If the federal government, through Malcolm Turnbull, cuts school funding, what happens in Mike Baird's patch? Well, this is the impact. The New South Wales education department has released documents that show the full extent of how schools in New South Wales are crumbling because of a massive $732 million maintenance backlog. That is 2,000 maintenance jobs in government schools as at 30 June last year—it does not even take into account this year's backlog. According to the New South Wales Auditor-General, between 2013-14 and 2014-15 that maintenance backlog jumped nearly 40 per cent—nearly $200 million in just one year. It is growing faster than the maintenance spend across the state, meaning broken and faulty facilities across many schools will frankly never be up to scratch. Across 400 schools, the types of repairs that are waiting include worn carpets that are becoming a safety hazard; overflowing sewerage in schools, which is disgraceful; and playgrounds that are failing to meet safety standards. This is what will keep happening if we do not clear the maintenance bill, and it is unlikely that the New South Wales government will catch up with fixing these schools.

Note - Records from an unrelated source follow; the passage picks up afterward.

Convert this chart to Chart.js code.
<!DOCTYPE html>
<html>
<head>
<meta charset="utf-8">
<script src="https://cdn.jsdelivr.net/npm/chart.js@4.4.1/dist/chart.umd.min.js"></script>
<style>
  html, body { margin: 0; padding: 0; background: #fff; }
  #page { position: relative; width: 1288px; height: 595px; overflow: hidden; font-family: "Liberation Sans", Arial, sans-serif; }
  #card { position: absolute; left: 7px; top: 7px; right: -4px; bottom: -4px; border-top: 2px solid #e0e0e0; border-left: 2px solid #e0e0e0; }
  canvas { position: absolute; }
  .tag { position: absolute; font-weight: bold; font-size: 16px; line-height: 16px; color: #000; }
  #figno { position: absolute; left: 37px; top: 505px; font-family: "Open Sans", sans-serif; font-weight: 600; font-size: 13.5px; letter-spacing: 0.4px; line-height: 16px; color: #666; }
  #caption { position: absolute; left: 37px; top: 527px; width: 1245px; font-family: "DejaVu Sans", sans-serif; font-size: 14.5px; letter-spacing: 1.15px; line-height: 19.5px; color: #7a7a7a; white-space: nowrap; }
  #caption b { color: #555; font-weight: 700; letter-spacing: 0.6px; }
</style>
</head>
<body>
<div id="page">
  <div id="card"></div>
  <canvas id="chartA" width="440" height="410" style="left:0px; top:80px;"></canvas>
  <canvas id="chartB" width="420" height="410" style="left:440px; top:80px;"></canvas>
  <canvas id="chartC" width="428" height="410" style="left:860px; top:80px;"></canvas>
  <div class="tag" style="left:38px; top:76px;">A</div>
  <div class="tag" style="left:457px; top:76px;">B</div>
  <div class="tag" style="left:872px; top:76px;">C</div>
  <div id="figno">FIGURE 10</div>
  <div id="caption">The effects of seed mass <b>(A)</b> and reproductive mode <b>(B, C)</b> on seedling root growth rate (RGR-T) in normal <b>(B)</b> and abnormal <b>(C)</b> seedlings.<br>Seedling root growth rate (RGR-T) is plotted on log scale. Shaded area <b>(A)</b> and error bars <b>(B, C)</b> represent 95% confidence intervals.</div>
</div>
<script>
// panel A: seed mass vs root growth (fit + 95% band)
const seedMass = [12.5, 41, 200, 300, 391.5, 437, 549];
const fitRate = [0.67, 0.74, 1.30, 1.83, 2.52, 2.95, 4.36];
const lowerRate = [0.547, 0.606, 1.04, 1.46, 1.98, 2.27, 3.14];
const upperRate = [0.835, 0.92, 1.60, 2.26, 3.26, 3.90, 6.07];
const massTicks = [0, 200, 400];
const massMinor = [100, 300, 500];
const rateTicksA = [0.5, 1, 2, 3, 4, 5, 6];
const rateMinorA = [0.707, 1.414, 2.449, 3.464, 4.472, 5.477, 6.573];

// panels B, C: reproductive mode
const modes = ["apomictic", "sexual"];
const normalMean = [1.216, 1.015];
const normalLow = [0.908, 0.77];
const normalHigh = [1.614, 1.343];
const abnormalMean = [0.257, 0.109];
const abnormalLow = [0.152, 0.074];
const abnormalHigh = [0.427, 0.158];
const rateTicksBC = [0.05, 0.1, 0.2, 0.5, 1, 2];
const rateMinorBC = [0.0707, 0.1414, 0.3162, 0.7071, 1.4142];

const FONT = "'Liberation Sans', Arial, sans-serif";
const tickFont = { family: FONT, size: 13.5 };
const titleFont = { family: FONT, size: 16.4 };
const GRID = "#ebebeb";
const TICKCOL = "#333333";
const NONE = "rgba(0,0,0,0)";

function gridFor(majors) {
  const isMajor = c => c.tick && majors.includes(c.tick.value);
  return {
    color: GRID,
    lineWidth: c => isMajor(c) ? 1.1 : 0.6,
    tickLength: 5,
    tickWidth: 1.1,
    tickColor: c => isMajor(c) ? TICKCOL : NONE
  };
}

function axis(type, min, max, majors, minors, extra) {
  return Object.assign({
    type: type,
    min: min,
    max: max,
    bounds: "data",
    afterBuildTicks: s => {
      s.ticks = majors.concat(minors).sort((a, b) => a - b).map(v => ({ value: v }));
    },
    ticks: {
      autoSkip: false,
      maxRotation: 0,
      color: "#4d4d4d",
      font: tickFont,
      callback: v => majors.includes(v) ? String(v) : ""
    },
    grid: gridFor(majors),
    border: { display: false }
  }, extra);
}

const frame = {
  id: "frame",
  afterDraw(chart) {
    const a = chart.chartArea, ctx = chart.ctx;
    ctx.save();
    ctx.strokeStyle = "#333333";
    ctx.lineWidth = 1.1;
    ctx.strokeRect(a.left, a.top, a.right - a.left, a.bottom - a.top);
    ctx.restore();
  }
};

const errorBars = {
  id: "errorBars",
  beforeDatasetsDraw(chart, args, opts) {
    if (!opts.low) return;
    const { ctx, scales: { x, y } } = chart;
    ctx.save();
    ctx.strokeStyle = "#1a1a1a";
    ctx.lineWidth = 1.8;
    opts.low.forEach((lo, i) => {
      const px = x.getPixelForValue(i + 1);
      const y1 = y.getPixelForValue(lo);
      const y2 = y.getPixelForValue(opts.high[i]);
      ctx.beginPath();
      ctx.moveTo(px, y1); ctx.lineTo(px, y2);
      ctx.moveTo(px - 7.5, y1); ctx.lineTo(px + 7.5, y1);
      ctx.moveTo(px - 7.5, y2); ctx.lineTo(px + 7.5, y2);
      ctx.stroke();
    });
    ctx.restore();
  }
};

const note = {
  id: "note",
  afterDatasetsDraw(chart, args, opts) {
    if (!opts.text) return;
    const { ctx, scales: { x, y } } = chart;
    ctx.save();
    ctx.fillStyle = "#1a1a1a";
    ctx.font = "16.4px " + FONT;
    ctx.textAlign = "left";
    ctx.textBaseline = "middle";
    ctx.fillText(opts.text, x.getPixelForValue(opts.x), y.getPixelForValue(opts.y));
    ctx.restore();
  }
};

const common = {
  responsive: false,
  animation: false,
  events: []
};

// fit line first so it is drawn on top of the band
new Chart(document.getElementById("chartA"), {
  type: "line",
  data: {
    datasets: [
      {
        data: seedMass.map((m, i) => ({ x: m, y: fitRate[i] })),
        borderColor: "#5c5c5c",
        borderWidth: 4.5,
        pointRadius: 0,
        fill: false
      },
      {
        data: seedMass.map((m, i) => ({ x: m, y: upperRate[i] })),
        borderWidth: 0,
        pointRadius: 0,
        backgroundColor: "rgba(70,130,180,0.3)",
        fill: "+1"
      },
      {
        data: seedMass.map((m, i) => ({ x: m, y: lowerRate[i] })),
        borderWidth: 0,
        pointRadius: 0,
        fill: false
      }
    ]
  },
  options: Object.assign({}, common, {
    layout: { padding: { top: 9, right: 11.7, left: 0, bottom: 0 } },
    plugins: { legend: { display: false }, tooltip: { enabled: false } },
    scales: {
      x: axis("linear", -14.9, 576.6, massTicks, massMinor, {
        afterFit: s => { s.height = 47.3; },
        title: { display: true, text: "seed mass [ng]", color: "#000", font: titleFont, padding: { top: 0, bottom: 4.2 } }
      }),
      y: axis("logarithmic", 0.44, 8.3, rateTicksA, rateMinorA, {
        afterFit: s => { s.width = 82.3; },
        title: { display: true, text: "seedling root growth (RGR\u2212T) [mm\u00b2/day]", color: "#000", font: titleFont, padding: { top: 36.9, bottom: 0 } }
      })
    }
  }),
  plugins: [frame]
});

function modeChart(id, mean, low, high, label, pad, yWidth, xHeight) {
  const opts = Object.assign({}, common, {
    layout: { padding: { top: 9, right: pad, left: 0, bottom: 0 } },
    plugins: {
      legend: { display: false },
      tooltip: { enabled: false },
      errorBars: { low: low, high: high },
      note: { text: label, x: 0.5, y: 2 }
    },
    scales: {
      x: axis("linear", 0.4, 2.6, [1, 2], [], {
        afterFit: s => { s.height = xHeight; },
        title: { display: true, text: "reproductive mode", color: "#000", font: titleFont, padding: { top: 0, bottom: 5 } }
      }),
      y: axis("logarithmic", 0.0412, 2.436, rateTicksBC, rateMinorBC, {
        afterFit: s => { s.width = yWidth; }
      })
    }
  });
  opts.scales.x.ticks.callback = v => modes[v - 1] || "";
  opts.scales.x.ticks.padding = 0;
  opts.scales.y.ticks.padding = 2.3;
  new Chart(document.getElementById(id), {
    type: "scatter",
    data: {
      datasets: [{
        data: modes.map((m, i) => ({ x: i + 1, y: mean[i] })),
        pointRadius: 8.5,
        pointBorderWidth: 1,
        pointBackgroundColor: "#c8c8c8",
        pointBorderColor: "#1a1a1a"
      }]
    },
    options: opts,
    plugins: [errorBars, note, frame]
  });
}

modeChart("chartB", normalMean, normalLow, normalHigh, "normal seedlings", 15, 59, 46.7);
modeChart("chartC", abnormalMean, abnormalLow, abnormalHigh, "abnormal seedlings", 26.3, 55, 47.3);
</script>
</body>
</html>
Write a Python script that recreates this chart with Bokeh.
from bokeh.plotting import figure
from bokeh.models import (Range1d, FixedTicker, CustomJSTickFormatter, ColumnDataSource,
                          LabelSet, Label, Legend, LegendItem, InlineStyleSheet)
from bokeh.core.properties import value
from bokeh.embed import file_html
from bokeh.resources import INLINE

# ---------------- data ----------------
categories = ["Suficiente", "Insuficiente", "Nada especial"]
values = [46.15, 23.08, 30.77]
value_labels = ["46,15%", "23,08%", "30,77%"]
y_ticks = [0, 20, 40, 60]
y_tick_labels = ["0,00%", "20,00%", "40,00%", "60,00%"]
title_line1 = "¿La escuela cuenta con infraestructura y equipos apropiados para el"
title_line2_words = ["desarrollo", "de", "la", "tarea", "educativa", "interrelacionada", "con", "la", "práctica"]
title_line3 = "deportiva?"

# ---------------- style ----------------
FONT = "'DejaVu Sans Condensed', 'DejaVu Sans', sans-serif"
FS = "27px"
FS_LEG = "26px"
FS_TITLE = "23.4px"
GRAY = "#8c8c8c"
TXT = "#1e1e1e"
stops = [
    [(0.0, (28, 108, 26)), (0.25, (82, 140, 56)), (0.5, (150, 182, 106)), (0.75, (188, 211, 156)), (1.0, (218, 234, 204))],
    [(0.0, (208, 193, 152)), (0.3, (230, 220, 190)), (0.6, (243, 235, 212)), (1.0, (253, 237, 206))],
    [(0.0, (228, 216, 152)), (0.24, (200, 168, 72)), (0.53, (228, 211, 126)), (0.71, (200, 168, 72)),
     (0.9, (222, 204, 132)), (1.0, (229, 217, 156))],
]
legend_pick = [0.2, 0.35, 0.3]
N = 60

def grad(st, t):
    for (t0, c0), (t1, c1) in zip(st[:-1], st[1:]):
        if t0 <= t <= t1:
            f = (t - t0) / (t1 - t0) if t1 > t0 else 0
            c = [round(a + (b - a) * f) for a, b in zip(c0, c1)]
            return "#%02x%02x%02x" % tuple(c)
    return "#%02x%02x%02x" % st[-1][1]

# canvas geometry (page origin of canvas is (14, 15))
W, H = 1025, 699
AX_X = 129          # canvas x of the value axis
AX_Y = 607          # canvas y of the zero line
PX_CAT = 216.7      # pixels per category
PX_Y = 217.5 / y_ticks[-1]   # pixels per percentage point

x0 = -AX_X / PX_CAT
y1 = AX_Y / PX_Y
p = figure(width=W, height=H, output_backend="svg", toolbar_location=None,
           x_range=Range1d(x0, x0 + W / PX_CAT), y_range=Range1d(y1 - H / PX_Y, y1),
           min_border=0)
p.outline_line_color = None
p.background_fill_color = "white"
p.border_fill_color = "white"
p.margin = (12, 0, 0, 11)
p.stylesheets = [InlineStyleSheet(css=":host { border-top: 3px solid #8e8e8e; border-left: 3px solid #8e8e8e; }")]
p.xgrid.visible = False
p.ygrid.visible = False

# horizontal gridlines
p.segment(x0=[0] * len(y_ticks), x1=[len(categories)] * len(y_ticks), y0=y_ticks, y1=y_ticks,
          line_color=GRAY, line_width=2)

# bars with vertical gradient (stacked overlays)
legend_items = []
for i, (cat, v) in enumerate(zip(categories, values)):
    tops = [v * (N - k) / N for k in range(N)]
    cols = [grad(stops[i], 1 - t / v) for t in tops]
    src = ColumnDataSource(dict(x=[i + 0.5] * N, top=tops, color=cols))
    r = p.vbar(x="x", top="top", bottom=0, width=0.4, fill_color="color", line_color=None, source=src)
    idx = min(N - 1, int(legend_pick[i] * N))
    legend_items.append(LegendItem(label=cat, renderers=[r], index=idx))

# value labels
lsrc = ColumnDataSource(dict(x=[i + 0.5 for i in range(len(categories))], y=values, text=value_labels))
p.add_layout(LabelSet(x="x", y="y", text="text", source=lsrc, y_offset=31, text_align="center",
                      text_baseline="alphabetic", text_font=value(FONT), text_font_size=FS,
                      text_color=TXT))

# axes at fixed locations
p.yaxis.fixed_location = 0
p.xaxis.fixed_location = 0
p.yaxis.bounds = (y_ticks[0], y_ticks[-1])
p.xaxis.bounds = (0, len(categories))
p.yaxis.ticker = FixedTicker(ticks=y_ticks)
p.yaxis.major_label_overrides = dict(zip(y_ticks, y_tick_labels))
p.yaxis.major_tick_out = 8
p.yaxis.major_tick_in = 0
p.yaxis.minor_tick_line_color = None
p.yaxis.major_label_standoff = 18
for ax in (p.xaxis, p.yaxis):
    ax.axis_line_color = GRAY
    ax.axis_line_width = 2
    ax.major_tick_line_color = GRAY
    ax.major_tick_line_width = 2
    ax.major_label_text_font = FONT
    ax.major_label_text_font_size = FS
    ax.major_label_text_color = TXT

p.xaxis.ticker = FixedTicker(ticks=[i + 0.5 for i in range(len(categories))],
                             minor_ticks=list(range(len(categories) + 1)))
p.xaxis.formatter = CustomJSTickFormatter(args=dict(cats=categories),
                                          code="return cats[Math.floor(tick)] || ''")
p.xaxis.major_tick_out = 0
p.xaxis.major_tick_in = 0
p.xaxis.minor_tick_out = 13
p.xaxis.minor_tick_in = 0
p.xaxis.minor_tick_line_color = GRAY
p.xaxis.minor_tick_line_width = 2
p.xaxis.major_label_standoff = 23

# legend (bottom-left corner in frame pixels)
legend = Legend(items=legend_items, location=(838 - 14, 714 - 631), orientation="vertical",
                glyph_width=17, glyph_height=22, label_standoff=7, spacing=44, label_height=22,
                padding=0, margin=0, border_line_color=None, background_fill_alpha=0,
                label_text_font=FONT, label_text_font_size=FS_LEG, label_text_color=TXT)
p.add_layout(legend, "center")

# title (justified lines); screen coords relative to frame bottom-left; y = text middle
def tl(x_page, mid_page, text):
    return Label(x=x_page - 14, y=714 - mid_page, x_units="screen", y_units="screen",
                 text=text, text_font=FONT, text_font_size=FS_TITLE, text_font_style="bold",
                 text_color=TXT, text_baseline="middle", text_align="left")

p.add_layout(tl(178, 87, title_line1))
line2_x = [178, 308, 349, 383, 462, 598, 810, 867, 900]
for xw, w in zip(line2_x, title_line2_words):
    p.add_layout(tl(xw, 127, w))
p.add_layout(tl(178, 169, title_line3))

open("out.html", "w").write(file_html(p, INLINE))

In the electorate I represent, there are schools in Mount Druitt that are waiting for these types of repairs. For example, there are two Chifley College campuses that are waiting on more than $1 million in works. Bidwill Campus is listed at $1.2 million, and at the Dunheved Campus, which a lot of students from the Chifley electorate attend, over $1 million in repairs are waiting to be done. At Rooty Hill High School, a massive school in my area, nearly $800,000 worth of repairs are required; at Tregear Public School, it is nearly $700,000.

These are absolutely alarming figures and they come on top of recent reports highlighting the Baird government's failure to cope with building new and upgraded schools to meet Sydney's growing population. The Baird Liberal government needs to urgently inject funds into this project, but they are placed even further behind when the Turnbull government cuts their funding even further. This is what happens—the snowball effect. If the federal government cuts funds, the state government looks to save money by holding back on maintenance, and that is causing safety hazards in New South Wales schools.

Our locals should not bear the brunt of Tony Abbott's and then Malcolm Turnbull's cuts. Certainly overcrowded schools and buildings in disrepair are simply not good enough. If we want quality education, it should happen in a quality education environment.